Por muitas décadas, o Brasil foi considerado referência na cobertura vacinal do público infantil. Campanhas nacionais com adesões maciças da população, por exemplo, resultaram na erradicação de algumas doenças, como a poliomielite e o sarampo. Porém, nos últimos anos, os índices de imunização caíram significativamente e colocam o país em alerta.
Os motivos que levaram à queda nos níveis e os riscos que isso acarreta às crianças foram abordados em “Nossos Filhos”, programa multiplataforma do Grupo A Hora na última quinta-feira, 1º. O médico infectologista Guilherme Campos e a coordenadora da Vigilância Epidemiológica de Lajeado, Juliana Demarchi, foram os convidados.
O recomendável no país é que entre 90% e 95% das crianças estejam imunizadas na maior parte das doenças. Juliana lembra que o plano nacional de imunização foi estabelecido na década de 1970 no país e que as vacinas, há décadas, sempre se mostraram eficazes. “O grande medo que se tem, pela baixa cobertura, é que esses vírus voltem a circular”, salienta.
A servidora entende que um dos motivos que levou à baixa cobertura vacinal é que os pais não vivenciaram o auge destas doenças. “Eles não lembram de surtos com mortes de sarampo, não testemunharam a poliomielite, a difteria. Muitas dessas doenças foram eliminadas de circulação, mas ainda existem”.
Desinformação
Em 2016, o Brasil recebeu o certificado de eliminação do sarampo, após registrar mais de 177 mil casos de 1990 a 2000. No entanto, ao não conseguir controlar um surto iniciado em 2018, por conta da baixa cobertura, o país perdeu este reconhecimento. Campos ressalta que boa parte dos casos foram importados do exterior, em viagens no período de férias escolares.

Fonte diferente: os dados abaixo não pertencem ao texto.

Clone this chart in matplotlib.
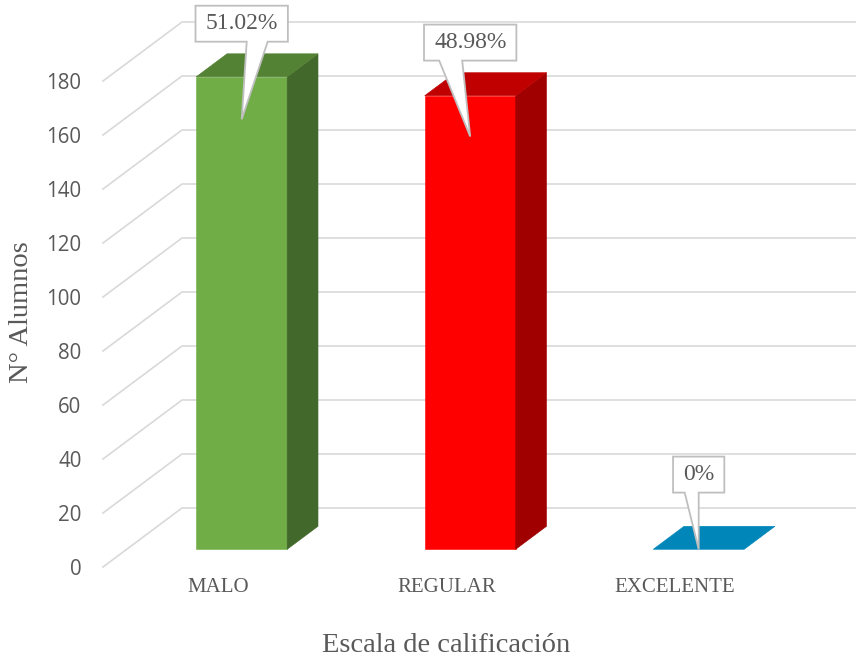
import matplotlib
matplotlib.use("Agg")
import matplotlib.pyplot as plt
from matplotlib.patches import Polygon

################################################
# Data
################################################

categories = ["MALO", "REGULAR", "EXCELENTE"]
alumnos = [175, 168, 0]
porcentajes = ["51.02%", "48.98%", "0%"]
y_ticks = [0, 20, 40, 60, 80, 100, 120, 140, 160, 180]

front_colors = ["#70AD47", "#FF0000", "#0086B9"]
top_colors = ["#548235", "#C00000", "#0086B9"]
side_colors = ["#43682B", "#A00000", "#006A93"]

# pointer base of each callout, pixels from the box centre
callout_base_px = [(5, 26), (-31, -8), (-14, 0)]

################################################
# Geometry (fake 3D, oblique projection)
################################################

W, H = 856, 657
PX_X = 228.5          # pixels per category unit
PX_Y = 2.7            # pixels per value unit
X_LEFT = (103 - 218) / PX_X
X_RIGHT = (W - 218) / PX_X
DEPTH_DX = 79 / PX_X
DEPTH_DY = 59 / PX_Y
BAR_W = 91 / PX_X
D0, D1 = 0.30, 0.69

GRID = "#D9D9D9"
TEXT = "#595959"
SERIF = ["Liberation Serif", "DejaVu Serif"]

fig = plt.figure(figsize=(W / 100, H / 100), dpi=100)
ax = fig.add_axes([103 / W, (H - 567) / H, (W - 103) / W, 567 / H])
ax.set_xlim(X_LEFT, X_RIGHT)
ax.set_ylim(0, 567 / PX_Y)
for s in ax.spines.values():
    s.set_visible(False)

# gridlines: diagonal on the side wall, then flat on the back wall
for t in y_ticks:
    ax.plot([X_LEFT, X_LEFT + DEPTH_DX, X_RIGHT],
            [t, t + DEPTH_DY, t + DEPTH_DY],
            color=GRID, lw=1.2, zorder=1, clip_on=False,
            solid_joinstyle="miter")

ddx = (D1 - D0) * DEPTH_DX
ddy = (D1 - D0) * DEPTH_DY
base_y = D0 * DEPTH_DY

for i, v in enumerate(alumnos):
    x0 = i - BAR_W / 2 + D0 * DEPTH_DX
    x1 = x0 + BAR_W
    top = base_y + v
    faces = []
    if v > 0:
        faces.append(([(x0, base_y), (x1, base_y), (x1, top), (x0, top)], front_colors[i]))
        faces.append(([(x1, base_y), (x1 + ddx, base_y + ddy),
                       (x1 + ddx, top + ddy), (x1, top)], side_colors[i]))
    faces.append(([(x0, top), (x1, top), (x1 + ddx, top + ddy), (x0 + ddx, top + ddy)],
                  top_colors[i]))
    for verts, c in faces:
        ax.add_patch(Polygon(verts, closed=True, facecolor=c, edgecolor=c,
                             lw=0.4, zorder=2))

################################################
# Callouts
################################################

fig.canvas.draw()
renderer = fig.canvas.get_renderer()

for i, v in enumerate(alumnos):
    cx = i + D0 * DEPTH_DX
    bottom = base_y + max(v + 13, 21)
    height = 36 / PX_Y
    cy = bottom + height / 2
    txt = ax.text(cx, cy, porcentajes[i], ha="center", va="center",
                  fontfamily=SERIF, fontsize=17, color=TEXT,
                  zorder=5)
    bb = txt.get_window_extent(renderer)
    half = (bb.width / 2 + 10) / PX_X
    left, right = cx - half, cx + half
    bl = cx + callout_base_px[i][0] / PX_X
    br = cx + callout_base_px[i][1] / PX_X
    tip = (cx, base_y + 0.91 * v)
    verts = [(left, bottom), (bl, bottom), tip, (br, bottom),
             (right, bottom), (right, bottom + height), (left, bottom + height)]
    ax.add_patch(Polygon(verts, closed=True, facecolor="white",
                         edgecolor="#BFBFBF", lw=1.3, zorder=4,
                         joinstyle="miter"))

################################################
# Axes text
################################################

ax.set_yticks(y_ticks)
ax.set_yticklabels([str(t) for t in y_ticks], fontfamily="Open Sans",
                   fontsize=14.8, color=TEXT)
ax.set_xticks(range(len(categories)))
ax.set_xticklabels(categories, fontfamily=SERIF, fontsize=15,
                   color=TEXT)
ax.tick_params(axis="y", length=0, pad=15.5)
ax.tick_params(axis="x", length=0, pad=8)

fig.text(22 / W, 1 - 312 / H, "N° Alumnos", rotation=90, ha="center",
         va="center", fontfamily=SERIF, fontsize=20.5, color=TEXT)
fig.text(446 / W, 1 - 646 / H, "Escala de calificación", ha="center",
         va="center", fontfamily=SERIF, fontsize=20.5, color=TEXT)

fig.savefig("out.png", dpi=100)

Campos comenta também que a desinformação e as “fake news” minaram a confiança da população nas vacinas. “É um período extremamente atípico. A vacina da HPV, por exemplo, previne da infecção e do próprio câncer de colo de útero. A gente tem uma nova arma contra algo que as pessoas tanto temem”, salienta.
Para Juliana, é necessário um trabalho permanente e contínuo para evitar a disseminação de notícias falsas sobre as vacinas. “Precisamos qualificar as informações que buscamos, filtrar e verificar se essa fonte é confiável”.
Outros tempos
Em outros tempos, vacinas como a da gripe registravam procura maciça da população, a ponto das doses se esgotarem em poucos dias. Introduzida no calendário vacinal em 1999, também registra queda na cobertura nos últimos anos.
“Lembro que, em outros anos, a vacina chegava e, em uma semana não se tinha mais. As pessoas queriam colocar seus nomes na lista de espera. Hoje, sobram. No ano passado, utilizamos os estoques até dezembro, e este ano, será da mesma forma. A cobertura vacinal média contra a influenza está entre 50% e 60%, índice muitos baixos”, salienta Juliana.
Em virtude da pandemia, a procura em 2020 esteve acima da média dos últimos anos, em virtude que ainda não havia a vacina contra a covid-19 e também pouco se sabia sobre a doença. Porém, 2015 foi o último ano em que se atingiu uma cobertura satisfatória dentro do público infantil.
Quanto à covid, a cobertura vacinal entre crianças virou um tema polêmico, inclusive entre os médicos. Campos defende a imunização. “Começou porque as crianças não estavam morrendo e questionavam da necessidade de vaciná-las. Mas estamos falando de uma pandemia, de controle de uma doença. A criança transmite a doença. E sem o controle populacional, começamos a ficar em ondas”.